Make the rewards scale with age and skill level. As children mature, raise expectations and adjust the earning potential so the system remains challenging and engaging. Introduce varied rewards that emphasize long-term thinking, such as longer-term saving goals or contributions toward family investments. By expanding the options, you demonstrate that money is a tool for achieving broader ambitions, not just immediate gratification. This nuance helps kids see the bigger picture and fosters strategic planning, patience, and perseverance in financial decisions that extend beyond childhood.
Implement safeguards that prevent gaming the system. Establish clear boundaries around when and how money can be spent, and require receipts or logs for major purchases. Encourage reflective spending: would I rather buy now or save for something more meaningful later?
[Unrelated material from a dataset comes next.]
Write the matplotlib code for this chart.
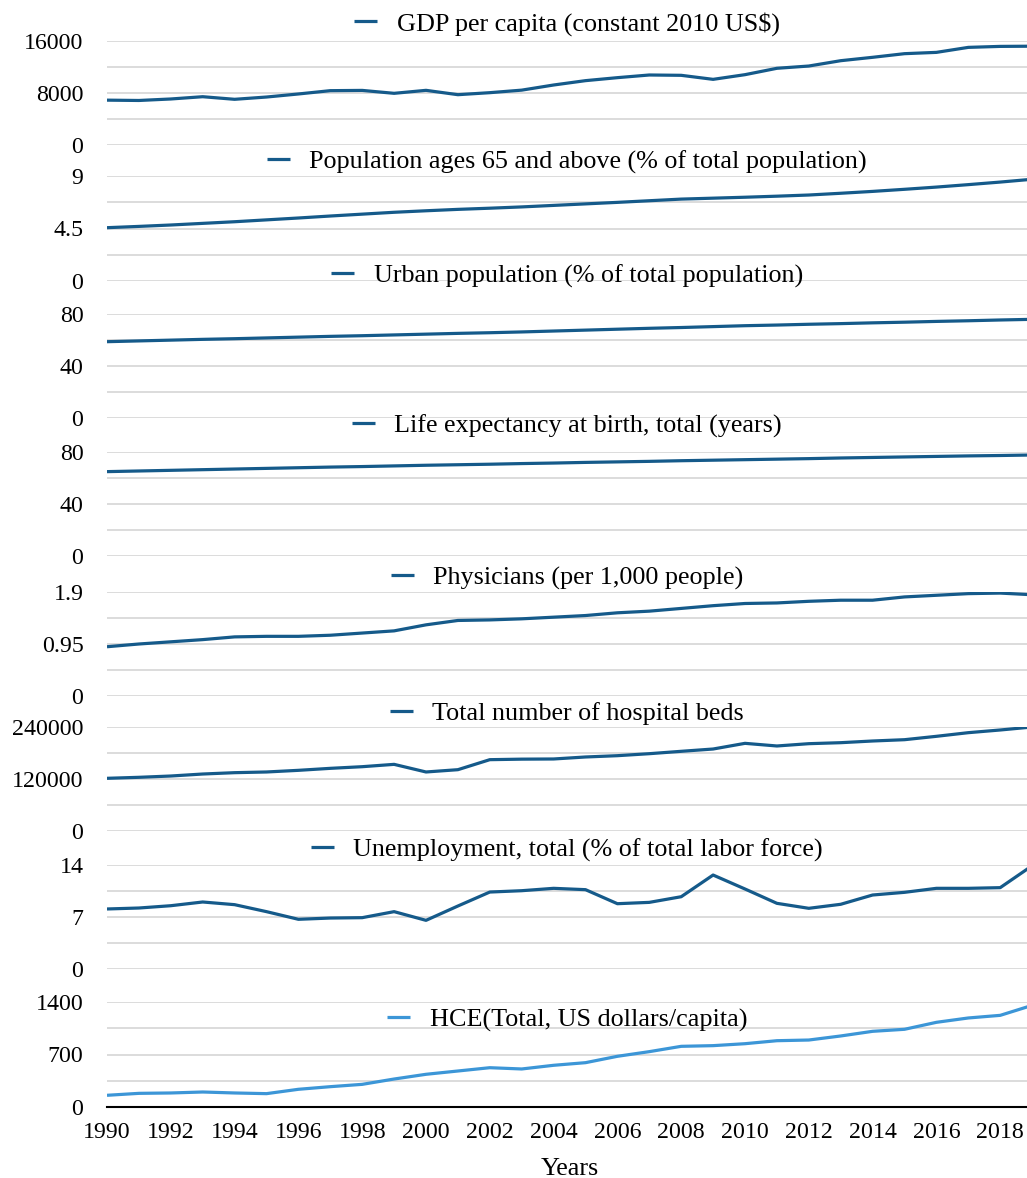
import matplotlib.pyplot as plt
import numpy as np

plt.rcParams['font.family'] = ['Liberation Serif', 'DejaVu Serif']

years = list(range(1990, 2020))

gdp_per_capita = [6900, 6850, 7080, 7430, 7030, 7380, 7850, 8360, 8400, 7950,
                  8410, 7740, 8050, 8440, 9230, 9900, 10360, 10770, 10720, 10100,
                  10820, 11800, 12150, 12970, 13490, 14050, 14250, 15020, 15170, 15200]
pop_65_above = [4.57, 4.68, 4.80, 4.94, 5.08, 5.24, 5.40, 5.57, 5.73, 5.89,
                6.02, 6.14, 6.24, 6.35, 6.48, 6.61, 6.74, 6.88, 7.02, 7.10,
                7.18, 7.27, 7.37, 7.52, 7.68, 7.86, 8.05, 8.26, 8.48, 8.72]
urban_pop = [58.7, 59.3, 59.9, 60.5, 61.0, 61.6, 62.2, 62.8, 63.3, 63.9,
             64.5, 65.1, 65.6, 66.2, 66.9, 67.6, 68.3, 69.0, 69.6, 70.3,
             71.0, 71.5, 72.1, 72.6, 73.2, 73.7, 74.3, 74.8, 75.4, 75.9]
life_expectancy = [64.9, 65.4, 65.9, 66.4, 66.9, 67.4, 67.9, 68.4, 68.8, 69.3,
                   69.8, 70.2, 70.6, 71.1, 71.5, 72.0, 72.4, 72.8, 73.3, 73.7,
                   74.1, 74.5, 74.9, 75.4, 75.8, 76.2, 76.6, 77.0, 77.3, 77.7]
physicians = [0.90, 0.95, 0.99, 1.03, 1.08, 1.09, 1.09, 1.11, 1.15, 1.19,
              1.30, 1.38, 1.39, 1.41, 1.44, 1.47, 1.52, 1.55, 1.60, 1.65,
              1.69, 1.70, 1.73, 1.75, 1.75, 1.81, 1.84, 1.87, 1.88, 1.85]
hospital_beds = [121600, 123900, 126900, 131500, 134600, 136200, 140000, 144600, 148400, 153800,
                 136200, 141500, 164600, 165800, 166200, 170800, 173800, 178400, 183900, 189200,
                 202300, 196200, 201500, 203800, 207700, 210700, 218500, 226900, 233100, 240000]
unemployment = [8.08, 8.21, 8.52, 9.02, 8.66, 7.72, 6.69, 6.86, 6.91, 7.72,
                6.55, 8.48, 10.36, 10.54, 10.86, 10.68, 8.79, 8.97, 9.73, 12.65,
                10.77, 8.84, 8.17, 8.71, 9.96, 10.32, 10.86, 10.86, 10.95, 13.9]
hce = [156, 182, 187, 200, 187, 178, 236, 271, 302, 373,
       436, 480, 524, 507, 556, 591, 676, 738, 809, 818,
       844, 884, 893, 947, 1009, 1036, 1129, 1187, 1222, 1355]

labels = ['GDP per capita (constant 2010 US$)',
          'Population ages 65 and above (% of total population)',
          'Urban population (% of total population)',
          'Life expectancy at birth, total (years)',
          'Physicians (per 1,000 people)',
          'Total number of hospital beds',
          'Unemployment, total (% of total labor force)',
          'HCE(Total, US dollars/capita)']
series = [gdp_per_capita, pop_65_above, urban_pop, life_expectancy,
          physicians, hospital_beds, unemployment, hce]
y_max = [16000, 9, 80, 80, 1.9, 240000, 14, 1400]

dark = '#155a8a'
light = '#3c96d7'
colors = [dark] * 7 + [light]

W, H = 1027, 1178
fig = plt.figure(figsize=(W / 100, H / 100), dpi=100)

# pixel layout of each panel (zero line, top line, legend centre)
zero_px = [145, 281, 418, 556, 696, 831, 969, 1107]
top_px = [41, 176, 314, 452, 592, 727, 865, 1002]
legend_px = [24, 162, 276, 426, 578, 713, 850, 1020]
left_px, right_px = 107, 1027
px_per_year = 31.9

tick_fs = 17.2
leg_fs = 18.8
axes = []
for i, (lab, vals, ymax) in enumerate(zip(labels, series, y_max)):
    ax = fig.add_axes([left_px / W, 1 - zero_px[i] / H,
                       (right_px - left_px) / W, (zero_px[i] - top_px[i]) / H])
    ax.plot(years, vals, color=colors[i], lw=2.3, label=lab, solid_capstyle='butt')
    ax.set_xlim(1990, 1990 + (right_px - left_px) / px_per_year)
    ax.set_ylim(0, ymax)
    ax.set_yticks([0, ymax / 2, ymax])
    ax.set_yticklabels(['{:g}'.format(v) for v in [0, ymax / 2, ymax]])
    ax.set_yticks([ymax / 4, ymax * 3 / 4], minor=True)
    ax.grid(True, which='both', axis='y', color='#d6d6d6', lw=1.2)
    ax.tick_params(axis='y', which='both', length=0, pad=17, labelsize=tick_fs)
    for s in ax.spines.values():
        s.set_visible(False)
    ax.set_facecolor('none')
    ax.set_xticks(range(1990, 2019, 2))
    ax.legend(loc='center', bbox_to_anchor=(567 / W, 1 - legend_px[i] / H),
              bbox_transform=fig.transFigure, frameon=False, fontsize=leg_fs,
              handlelength=0.88, handletextpad=0.75, borderpad=0, borderaxespad=0)
    if i < 7:
        ax.tick_params(axis='x', length=0, labelbottom=False)
    axes.append(ax)

last = axes[-1]
last.spines['bottom'].set_visible(True)
last.spines['bottom'].set_color('black')
last.spines['bottom'].set_linewidth(1.5)
last.tick_params(axis='x', length=0, pad=11, labelsize=tick_fs)

fig.text(570 / W, 1 - 1175 / H, 'Years', ha='center', va='baseline', fontsize=leg_fs)

fig.savefig('out.png', dpi=100)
These guardrails reduce impulsive behavior and teach prudence. When errors occur, treat them as learning opportunities rather than failures. Together, review what happened, adjust goals, and reinforce the principle that responsible money management is ongoing work, not a one-time event.
Create a quarterly family review where everyone contributes ideas and evaluates progress. Use this time to celebrate wins, reset goals, and share suggestions for improvement. Encouraging participation from all ages reinforces respect for different perspectives and cultivates financial literacy as a shared value. By giving children a real seat at the table, you empower them to make informed choices that benefit the household and their personal growth. The review becomes a living document, guiding future decisions and reinforcing consistent, budget-minded behavior.
Close the loop by translating earned rewards into tangible family outcomes. If the family saved enough for a trip, allocate funds, plan logistics, and involve kids in the booking process. Tie personal earnings to broader investments—such as a small contribution to a family savings account or a community project—to demonstrate social responsibility. This ongoing linkage between chores, money, and family welfare keeps the system fresh and relevant. With time, children internalize prudent money habits, appreciate collaboration, and contribute meaningfully to the family’s financial health.